»»

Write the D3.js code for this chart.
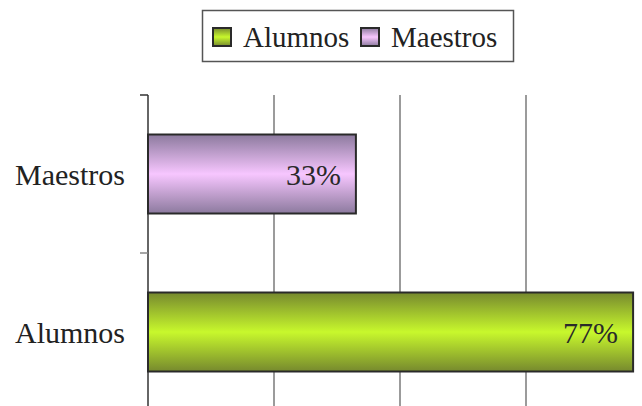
<!DOCTYPE html>
<html><head><meta charset="utf-8">
<script src="https://cdn.jsdelivr.net/npm/d3@7"></script>
<style>body{margin:0;background:#fff}svg{display:block}text{font-family:"Liberation Serif","Times New Roman",Times,serif}</style>
</head><body>
<script>
const categories = ["Maestros", "Alumnos"];
const values = [0.33, 0.77];
const labels = ["33%", "77%"];
const legendNames = ["Alumnos", "Maestros"];
const gridTicks = [0, 0.2, 0.4, 0.6, 0.8];

const W = 642, H = 406;
const svg = d3.select("body").append("svg").attr("width", W).attr("height", H);

const colors = {
  Alumnos: {edge: "#76892e", mid: "#c8f82c"},
  Maestros: {edge: "#8c7a9e", mid: "#f7c6ff"}
};
const defs = svg.append("defs");
Object.entries(colors).forEach(([k, c]) => {
  const g = defs.append("linearGradient").attr("id", "g" + k).attr("x1", 0).attr("x2", 0).attr("y1", 0).attr("y2", 1);
  g.append("stop").attr("offset", "0%").attr("stop-color", c.edge);
  g.append("stop").attr("offset", "50%").attr("stop-color", c.mid);
  g.append("stop").attr("offset", "100%").attr("stop-color", c.edge);
});

const x = d3.scaleLinear().domain([0, 0.8]).range([148, 652]);
const y = d3.scaleBand().domain(categories).range([95, 411]).paddingInner(0.5).paddingOuter(0.25);

// gridlines
svg.append("g").selectAll("line").data(gridTicks.slice(1)).join("line")
  .attr("x1", d => x(d)).attr("x2", d => x(d)).attr("y1", 95).attr("y2", H)
  .attr("stroke", "#7a7a7a").attr("stroke-width", 1.5);

// y axis
svg.append("line").attr("x1", 148).attr("x2", 148).attr("y1", 95).attr("y2", H)
  .attr("stroke", "#333").attr("stroke-width", 1.5);
const bandEdges = [95, 95 + y.step() * 1, 95 + y.step() * 2];
svg.append("g").selectAll("line").data(bandEdges).join("line")
  .attr("x1", 140).attr("x2", 148).attr("y1", d => d).attr("y2", d => d)
  .attr("stroke", (d, i) => i === 0 ? "#333" : "#888").attr("stroke-width", 1.5);

// category labels
svg.append("g").selectAll("text").data(categories).join("text")
  .attr("x", 125).attr("y", d => y(d) + y.bandwidth() / 2)
  .attr("dy", "0.35em").attr("text-anchor", "end")
  .attr("font-size", 30).attr("fill", "#222")
  .text(d => d);

// bars
svg.append("g").selectAll("rect").data(categories).join("rect")
  .attr("x", x(0)).attr("y", d => y(d))
  .attr("width", (d, i) => x(values[i]) - x(0)).attr("height", y.bandwidth())
  .attr("fill", d => `url(#g${d})`).attr("stroke", "#2a2a2a").attr("stroke-width", 2);

svg.append("g").selectAll("text").data(categories).join("text")
  .attr("x", (d, i) => x(values[i]) - 15).attr("y", d => y(d) + y.bandwidth() / 2)
  .attr("dy", "0.35em").attr("text-anchor", "end")
  .attr("font-size", 30).attr("fill", "#2a2a2a")
  .text((d, i) => labels[i]);

// legend
const lg = svg.append("g");
lg.append("rect").attr("x", 202.5).attr("y", 10.5).attr("width", 311).attr("height", 51)
  .attr("fill", "#fff").attr("stroke", "#555").attr("stroke-width", 1.5);
const lx = [213, 361];
legendNames.forEach((n, i) => {
  lg.append("rect").attr("x", lx[i]).attr("y", 28).attr("width", 18).attr("height", 18)
    .attr("fill", `url(#g${n})`).attr("stroke", "#2a2a2a").attr("stroke-width", 2);
  lg.append("text").attr("x", lx[i] + 30).attr("y", 37).attr("dy", "0.35em")
    .attr("font-size", 29).attr("fill", "#222").text(n);
});
</script>
</body></html>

««

(Aim of the task) Reproduce the material above in full, exactly, with no images.

(Correct response)
Write the D3.js code for this chart.
<!DOCTYPE html>
<html><head><meta charset="utf-8">
<script src="https://cdn.jsdelivr.net/npm/d3@7"></script>
<style>body{margin:0;background:#fff}svg{display:block}text{font-family:"Liberation Serif","Times New Roman",Times,serif}</style>
</head><body>
<script>
const categories = ["Maestros", "Alumnos"];
const values = [0.33, 0.77];
const labels = ["33%", "77%"];
const legendNames = ["Alumnos", "Maestros"];
const gridTicks = [0, 0.2, 0.4, 0.6, 0.8];

const W = 642, H = 406;
const svg = d3.select("body").append("svg").attr("width", W).attr("height", H);

const colors = {
  Alumnos: {edge: "#76892e", mid: "#c8f82c"},
  Maestros: {edge: "#8c7a9e", mid: "#f7c6ff"}
};
const defs = svg.append("defs");
Object.entries(colors).forEach(([k, c]) => {
  const g = defs.append("linearGradient").attr("id", "g" + k).attr("x1", 0).attr("x2", 0).attr("y1", 0).attr("y2", 1);
  g.append("stop").attr("offset", "0%").attr("stop-color", c.edge);
  g.append("stop").attr("offset", "50%").attr("stop-color", c.mid);
  g.append("stop").attr("offset", "100%").attr("stop-color", c.edge);
});

const x = d3.scaleLinear().domain([0, 0.8]).range([148, 652]);
const y = d3.scaleBand().domain(categories).range([95, 411]).paddingInner(0.5).paddingOuter(0.25);

// gridlines
svg.append("g").selectAll("line").data(gridTicks.slice(1)).join("line")
  .attr("x1", d => x(d)).attr("x2", d => x(d)).attr("y1", 95).attr("y2", H)
  .attr("stroke", "#7a7a7a").attr("stroke-width", 1.5);

// y axis
svg.append("line").attr("x1", 148).attr("x2", 148).attr("y1", 95).attr("y2", H)
  .attr("stroke", "#333").attr("stroke-width", 1.5);
const bandEdges = [95, 95 + y.step() * 1, 95 + y.step() * 2];
svg.append("g").selectAll("line").data(bandEdges).join("line")
  .attr("x1", 140).attr("x2", 148).attr("y1", d => d).attr("y2", d => d)
  .attr("stroke", (d, i) => i === 0 ? "#333" : "#888").attr("stroke-width", 1.5);

// category labels
svg.append("g").selectAll("text").data(categories).join("text")
  .attr("x", 125).attr("y", d => y(d) + y.bandwidth() / 2)
  .attr("dy", "0.35em").attr("text-anchor", "end")
  .attr("font-size", 30).attr("fill", "#222")
  .text(d => d);

// bars
svg.append("g").selectAll("rect").data(categories).join("rect")
  .attr("x", x(0)).attr("y", d => y(d))
  .attr("width", (d, i) => x(values[i]) - x(0)).attr("height", y.bandwidth())
  .attr("fill", d => `url(#g${d})`).attr("stroke", "#2a2a2a").attr("stroke-width", 2);

svg.append("g").selectAll("text").data(categories).join("text")
  .attr("x", (d, i) => x(values[i]) - 15).attr("y", d => y(d) + y.bandwidth() / 2)
  .attr("dy", "0.35em").attr("text-anchor", "end")
  .attr("font-size", 30).attr("fill", "#2a2a2a")
  .text((d, i) => labels[i]);

// legend
const lg = svg.append("g");
lg.append("rect").attr("x", 202.5).attr("y", 10.5).attr("width", 311).attr("height", 51)
  .attr("fill", "#fff").attr("stroke", "#555").attr("stroke-width", 1.5);
const lx = [213, 361];
legendNames.forEach((n, i) => {
  lg.append("rect").attr("x", lx[i]).attr("y", 28).attr("width", 18).attr("height", 18)
    .attr("fill", `url(#g${n})`).attr("stroke", "#2a2a2a").attr("stroke-width", 2);
  lg.append("text").attr("x", lx[i] + 30).attr("y", 37).attr("dy", "0.35em")
    .attr("font-size", 29).attr("fill", "#222").text(n);
});
</script>
</body></html>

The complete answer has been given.